===== Input rows =====

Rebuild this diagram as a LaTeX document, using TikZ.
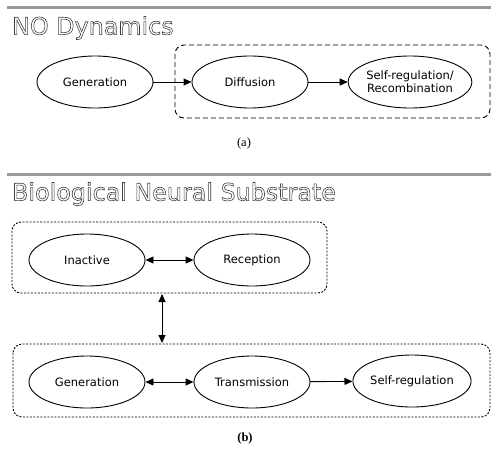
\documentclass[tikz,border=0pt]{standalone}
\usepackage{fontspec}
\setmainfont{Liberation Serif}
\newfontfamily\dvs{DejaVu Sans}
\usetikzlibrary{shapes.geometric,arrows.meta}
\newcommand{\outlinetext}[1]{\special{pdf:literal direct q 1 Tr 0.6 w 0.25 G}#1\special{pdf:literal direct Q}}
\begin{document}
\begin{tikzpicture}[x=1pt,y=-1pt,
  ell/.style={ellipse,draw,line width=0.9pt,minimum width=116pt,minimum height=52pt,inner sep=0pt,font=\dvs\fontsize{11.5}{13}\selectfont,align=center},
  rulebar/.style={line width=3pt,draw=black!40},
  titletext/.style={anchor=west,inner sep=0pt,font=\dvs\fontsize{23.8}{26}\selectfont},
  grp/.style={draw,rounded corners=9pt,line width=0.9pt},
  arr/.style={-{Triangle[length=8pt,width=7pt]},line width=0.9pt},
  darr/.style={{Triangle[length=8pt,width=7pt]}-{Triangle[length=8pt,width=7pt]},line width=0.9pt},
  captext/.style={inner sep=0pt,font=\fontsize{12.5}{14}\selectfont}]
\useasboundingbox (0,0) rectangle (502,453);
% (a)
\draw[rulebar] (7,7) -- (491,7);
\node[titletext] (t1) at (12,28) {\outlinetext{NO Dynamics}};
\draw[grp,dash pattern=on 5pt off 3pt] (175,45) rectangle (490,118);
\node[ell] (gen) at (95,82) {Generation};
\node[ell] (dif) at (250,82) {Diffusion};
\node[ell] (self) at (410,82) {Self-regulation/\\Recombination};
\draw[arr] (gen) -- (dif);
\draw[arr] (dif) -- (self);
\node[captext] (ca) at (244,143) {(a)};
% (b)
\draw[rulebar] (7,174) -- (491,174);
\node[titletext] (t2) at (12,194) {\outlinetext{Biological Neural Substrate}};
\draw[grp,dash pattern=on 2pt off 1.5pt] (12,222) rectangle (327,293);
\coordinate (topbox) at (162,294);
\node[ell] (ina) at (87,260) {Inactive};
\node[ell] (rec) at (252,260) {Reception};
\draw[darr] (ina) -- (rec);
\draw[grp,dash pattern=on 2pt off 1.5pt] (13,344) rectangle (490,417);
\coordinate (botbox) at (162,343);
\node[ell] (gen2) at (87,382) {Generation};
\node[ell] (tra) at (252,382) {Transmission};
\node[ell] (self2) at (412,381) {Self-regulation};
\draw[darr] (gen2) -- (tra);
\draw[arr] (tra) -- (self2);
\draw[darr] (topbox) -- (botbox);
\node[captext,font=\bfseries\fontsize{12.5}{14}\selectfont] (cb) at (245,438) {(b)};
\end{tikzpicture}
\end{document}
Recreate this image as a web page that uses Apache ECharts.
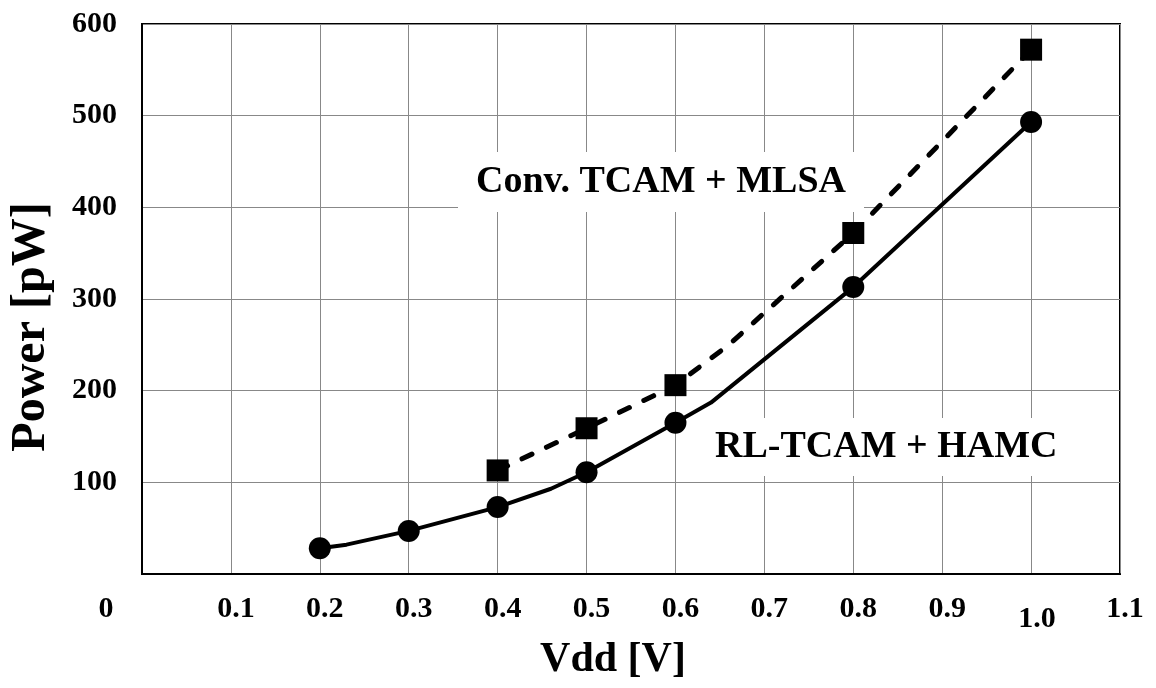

=====

## Problem description
Every line should be retyped exactly, with the pictures omitted.

## Solved exercise
Rebuild this diagram as a LaTeX document, using TikZ.
\documentclass[tikz,border=0pt]{standalone}
\usepackage{fontspec}
\setmainfont{Liberation Serif}
\newfontfamily\dvs{DejaVu Sans}
\usetikzlibrary{shapes.geometric,arrows.meta}
\newcommand{\outlinetext}[1]{\special{pdf:literal direct q 1 Tr 0.6 w 0.25 G}#1\special{pdf:literal direct Q}}
\begin{document}
\begin{tikzpicture}[x=1pt,y=-1pt,
  ell/.style={ellipse,draw,line width=0.9pt,minimum width=116pt,minimum height=52pt,inner sep=0pt,font=\dvs\fontsize{11.5}{13}\selectfont,align=center},
  rulebar/.style={line width=3pt,draw=black!40},
  titletext/.style={anchor=west,inner sep=0pt,font=\dvs\fontsize{23.8}{26}\selectfont},
  grp/.style={draw,rounded corners=9pt,line width=0.9pt},
  arr/.style={-{Triangle[length=8pt,width=7pt]},line width=0.9pt},
  darr/.style={{Triangle[length=8pt,width=7pt]}-{Triangle[length=8pt,width=7pt]},line width=0.9pt},
  captext/.style={inner sep=0pt,font=\fontsize{12.5}{14}\selectfont}]
\useasboundingbox (0,0) rectangle (502,453);
% (a)
\draw[rulebar] (7,7) -- (491,7);
\node[titletext] (t1) at (12,28) {\outlinetext{NO Dynamics}};
\draw[grp,dash pattern=on 5pt off 3pt] (175,45) rectangle (490,118);
\node[ell] (gen) at (95,82) {Generation};
\node[ell] (dif) at (250,82) {Diffusion};
\node[ell] (self) at (410,82) {Self-regulation/\\Recombination};
\draw[arr] (gen) -- (dif);
\draw[arr] (dif) -- (self);
\node[captext] (ca) at (244,143) {(a)};
% (b)
\draw[rulebar] (7,174) -- (491,174);
\node[titletext] (t2) at (12,194) {\outlinetext{Biological Neural Substrate}};
\draw[grp,dash pattern=on 2pt off 1.5pt] (12,222) rectangle (327,293);
\coordinate (topbox) at (162,294);
\node[ell] (ina) at (87,260) {Inactive};
\node[ell] (rec) at (252,260) {Reception};
\draw[darr] (ina) -- (rec);
\draw[grp,dash pattern=on 2pt off 1.5pt] (13,344) rectangle (490,417);
\coordinate (botbox) at (162,343);
\node[ell] (gen2) at (87,382) {Generation};
\node[ell] (tra) at (252,382) {Transmission};
\node[ell] (self2) at (412,381) {Self-regulation};
\draw[darr] (gen2) -- (tra);
\draw[arr] (tra) -- (self2);
\draw[darr] (topbox) -- (botbox);
\node[captext,font=\bfseries\fontsize{12.5}{14}\selectfont] (cb) at (245,438) {(b)};
\end{tikzpicture}
\end{document}
Recreate this image as a web page that uses Apache ECharts.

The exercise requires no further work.